After work, I stopped at Helios for a while, where I worked on STC stuff—creating “job descriptions” for the officers, and writing up “how to” documents on organizing some proposed events for this year.
My goal as president is to set clear expectations and to have as much information as possible in deciding on which volunteer opportunities would be a good match for each person. We’ll see.
I parked in front of Tompkins on Hillsborough Street, and I walked over to The Media Center in Poe to return the video of The Proof.
I said to the guy to whom I turned in the tape, “I got an overdue notice on this, but I just checked it out at 8PM on Thursday, and I was given a due date of yesterday, 05/28, which was a holiday and you were closed.”
I walked back to my car and then instead of going over to Carmichael for a 30-minute walk, I just walked over to the library at Cameron Village, dropped my book in the outside book return, and then walked back to my car by Sadlack’s.
I stopped by the Cameron Village Harris Teeter on the way home and bought shrimp for dinner.
At home, I blanched the shrimp, just enough to heat it up as it was already cooked, and I steamed some broccoli. Delicious.
I stopped by Scareyoke at Flex, where after about an hour this girl asked me if I wanted to play pool.
Turns out she couldn’t play pool at all, and she had just moved to Raleigh from Colorado Springs, where she lived for 5 months after arriving there from Israel. Her name was Tali.

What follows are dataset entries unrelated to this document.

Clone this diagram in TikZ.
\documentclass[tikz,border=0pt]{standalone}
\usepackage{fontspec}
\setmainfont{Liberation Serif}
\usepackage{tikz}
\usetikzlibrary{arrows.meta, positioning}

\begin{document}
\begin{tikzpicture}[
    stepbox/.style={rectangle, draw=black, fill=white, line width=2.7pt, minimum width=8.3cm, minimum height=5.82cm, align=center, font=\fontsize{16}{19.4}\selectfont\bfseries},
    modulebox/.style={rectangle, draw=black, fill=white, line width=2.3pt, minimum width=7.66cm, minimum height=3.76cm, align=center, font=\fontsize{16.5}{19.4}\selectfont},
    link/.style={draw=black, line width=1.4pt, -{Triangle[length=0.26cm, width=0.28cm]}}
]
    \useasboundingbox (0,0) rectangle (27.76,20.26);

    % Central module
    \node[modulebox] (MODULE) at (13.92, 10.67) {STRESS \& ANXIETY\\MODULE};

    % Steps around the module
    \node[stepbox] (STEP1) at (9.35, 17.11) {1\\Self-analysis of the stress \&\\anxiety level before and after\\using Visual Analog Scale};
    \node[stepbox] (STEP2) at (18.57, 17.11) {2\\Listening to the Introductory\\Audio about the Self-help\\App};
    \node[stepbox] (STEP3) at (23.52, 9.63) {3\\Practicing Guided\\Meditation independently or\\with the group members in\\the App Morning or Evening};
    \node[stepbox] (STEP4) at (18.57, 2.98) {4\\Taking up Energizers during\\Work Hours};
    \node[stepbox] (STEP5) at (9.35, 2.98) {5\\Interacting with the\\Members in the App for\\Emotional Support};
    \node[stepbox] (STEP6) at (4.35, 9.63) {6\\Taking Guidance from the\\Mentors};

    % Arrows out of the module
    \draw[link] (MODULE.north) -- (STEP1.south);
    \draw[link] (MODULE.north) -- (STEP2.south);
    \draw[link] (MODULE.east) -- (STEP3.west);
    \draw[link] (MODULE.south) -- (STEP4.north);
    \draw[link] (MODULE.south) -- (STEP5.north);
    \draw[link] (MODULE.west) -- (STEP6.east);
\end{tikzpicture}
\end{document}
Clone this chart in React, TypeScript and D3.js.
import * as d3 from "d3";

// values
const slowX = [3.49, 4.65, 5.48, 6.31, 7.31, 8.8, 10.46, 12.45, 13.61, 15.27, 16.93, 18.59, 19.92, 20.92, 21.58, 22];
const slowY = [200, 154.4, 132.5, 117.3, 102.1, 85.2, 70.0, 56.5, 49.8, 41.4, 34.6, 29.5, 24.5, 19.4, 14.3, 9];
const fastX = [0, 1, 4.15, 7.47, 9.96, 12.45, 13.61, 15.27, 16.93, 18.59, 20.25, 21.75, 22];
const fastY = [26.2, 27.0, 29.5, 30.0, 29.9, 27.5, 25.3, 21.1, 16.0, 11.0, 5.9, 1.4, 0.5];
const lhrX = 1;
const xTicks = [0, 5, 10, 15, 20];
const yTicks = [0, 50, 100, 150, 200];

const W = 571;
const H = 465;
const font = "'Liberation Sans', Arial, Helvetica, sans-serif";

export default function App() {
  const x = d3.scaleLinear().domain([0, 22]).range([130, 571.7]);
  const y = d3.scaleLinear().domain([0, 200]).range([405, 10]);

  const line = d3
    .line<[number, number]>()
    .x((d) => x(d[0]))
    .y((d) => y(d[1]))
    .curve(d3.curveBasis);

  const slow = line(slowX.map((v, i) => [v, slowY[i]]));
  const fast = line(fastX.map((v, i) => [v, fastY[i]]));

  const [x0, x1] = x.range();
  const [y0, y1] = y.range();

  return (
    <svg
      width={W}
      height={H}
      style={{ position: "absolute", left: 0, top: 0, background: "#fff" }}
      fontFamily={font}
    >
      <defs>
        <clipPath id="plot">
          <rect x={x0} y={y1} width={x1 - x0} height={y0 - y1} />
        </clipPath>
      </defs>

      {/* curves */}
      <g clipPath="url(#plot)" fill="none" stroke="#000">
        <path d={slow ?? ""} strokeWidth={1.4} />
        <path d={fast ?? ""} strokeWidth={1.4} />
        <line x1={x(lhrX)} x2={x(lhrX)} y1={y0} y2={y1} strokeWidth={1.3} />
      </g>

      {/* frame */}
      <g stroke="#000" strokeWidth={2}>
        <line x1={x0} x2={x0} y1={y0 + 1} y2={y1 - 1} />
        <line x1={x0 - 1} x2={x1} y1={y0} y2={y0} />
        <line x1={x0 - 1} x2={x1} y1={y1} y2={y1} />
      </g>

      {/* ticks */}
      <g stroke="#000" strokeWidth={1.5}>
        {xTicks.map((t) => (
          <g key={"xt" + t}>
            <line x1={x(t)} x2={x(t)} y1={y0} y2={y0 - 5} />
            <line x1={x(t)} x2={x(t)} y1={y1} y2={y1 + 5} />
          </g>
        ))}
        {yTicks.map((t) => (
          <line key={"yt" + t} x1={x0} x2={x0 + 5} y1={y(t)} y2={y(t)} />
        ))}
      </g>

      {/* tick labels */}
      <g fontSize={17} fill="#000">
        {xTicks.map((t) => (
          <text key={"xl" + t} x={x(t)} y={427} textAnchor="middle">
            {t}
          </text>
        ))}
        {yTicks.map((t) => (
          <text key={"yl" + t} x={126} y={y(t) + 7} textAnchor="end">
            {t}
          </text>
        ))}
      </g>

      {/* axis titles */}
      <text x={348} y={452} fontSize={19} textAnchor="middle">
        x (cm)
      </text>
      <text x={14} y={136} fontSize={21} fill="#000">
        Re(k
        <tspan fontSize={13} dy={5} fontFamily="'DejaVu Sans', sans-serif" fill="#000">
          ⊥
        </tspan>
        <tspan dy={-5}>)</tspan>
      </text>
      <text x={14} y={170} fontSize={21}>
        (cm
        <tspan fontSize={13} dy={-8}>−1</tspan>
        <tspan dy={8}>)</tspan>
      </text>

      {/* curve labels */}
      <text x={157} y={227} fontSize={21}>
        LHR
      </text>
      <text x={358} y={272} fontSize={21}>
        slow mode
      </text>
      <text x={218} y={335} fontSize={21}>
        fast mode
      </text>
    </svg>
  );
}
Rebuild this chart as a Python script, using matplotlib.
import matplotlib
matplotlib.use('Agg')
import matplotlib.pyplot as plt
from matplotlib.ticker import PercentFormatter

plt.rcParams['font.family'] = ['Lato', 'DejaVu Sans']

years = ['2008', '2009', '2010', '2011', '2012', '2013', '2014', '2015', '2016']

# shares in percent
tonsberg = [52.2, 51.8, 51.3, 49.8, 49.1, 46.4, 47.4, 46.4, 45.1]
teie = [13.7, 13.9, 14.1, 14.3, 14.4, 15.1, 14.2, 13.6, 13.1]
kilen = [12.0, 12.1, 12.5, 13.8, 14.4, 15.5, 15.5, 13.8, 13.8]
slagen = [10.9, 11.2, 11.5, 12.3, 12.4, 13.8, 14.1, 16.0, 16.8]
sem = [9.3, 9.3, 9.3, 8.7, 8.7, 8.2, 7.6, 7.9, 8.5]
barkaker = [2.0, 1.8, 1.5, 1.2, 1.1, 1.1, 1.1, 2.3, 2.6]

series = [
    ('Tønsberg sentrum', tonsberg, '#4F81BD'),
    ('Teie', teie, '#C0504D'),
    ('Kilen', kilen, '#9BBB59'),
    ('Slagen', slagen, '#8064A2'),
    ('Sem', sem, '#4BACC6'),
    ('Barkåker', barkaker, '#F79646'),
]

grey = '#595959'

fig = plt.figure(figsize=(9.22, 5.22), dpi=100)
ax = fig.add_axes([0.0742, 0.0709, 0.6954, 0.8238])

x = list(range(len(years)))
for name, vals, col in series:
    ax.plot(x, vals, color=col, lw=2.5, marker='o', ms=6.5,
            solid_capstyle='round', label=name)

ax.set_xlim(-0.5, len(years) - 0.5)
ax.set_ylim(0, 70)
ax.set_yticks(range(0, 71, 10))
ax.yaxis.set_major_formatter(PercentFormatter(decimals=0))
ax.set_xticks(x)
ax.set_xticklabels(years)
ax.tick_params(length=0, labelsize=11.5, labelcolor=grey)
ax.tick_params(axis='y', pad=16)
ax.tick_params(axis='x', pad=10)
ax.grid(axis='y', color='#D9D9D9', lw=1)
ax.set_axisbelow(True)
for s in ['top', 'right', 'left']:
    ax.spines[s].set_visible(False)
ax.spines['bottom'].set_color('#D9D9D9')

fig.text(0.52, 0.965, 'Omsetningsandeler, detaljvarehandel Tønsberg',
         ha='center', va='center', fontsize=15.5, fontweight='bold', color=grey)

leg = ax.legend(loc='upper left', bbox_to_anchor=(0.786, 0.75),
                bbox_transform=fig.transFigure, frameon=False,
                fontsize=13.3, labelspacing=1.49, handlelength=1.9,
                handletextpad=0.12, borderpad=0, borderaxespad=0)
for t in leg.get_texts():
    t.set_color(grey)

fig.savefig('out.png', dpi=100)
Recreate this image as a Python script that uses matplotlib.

She was with a friend named Ivead (or Evead or something spelled completely different from that, but that sounds like that in English). She used to be married to him; that is, until he came out.
At midnight me, Paul (a mess, and totally horn-boned on Ivead), and Tali walked over to Our Place, where Tali wanted to tell Ivead that we were at Legends. About halfway there, we ran into him walking back toward Flex. They wouldn’t let him in Our Place, because he had no ID whatsoever with him.
I got them into Legends as my guests, and the four of us hung out watching the show, which Tali loved. Paul and Ivead disappeared intermittently.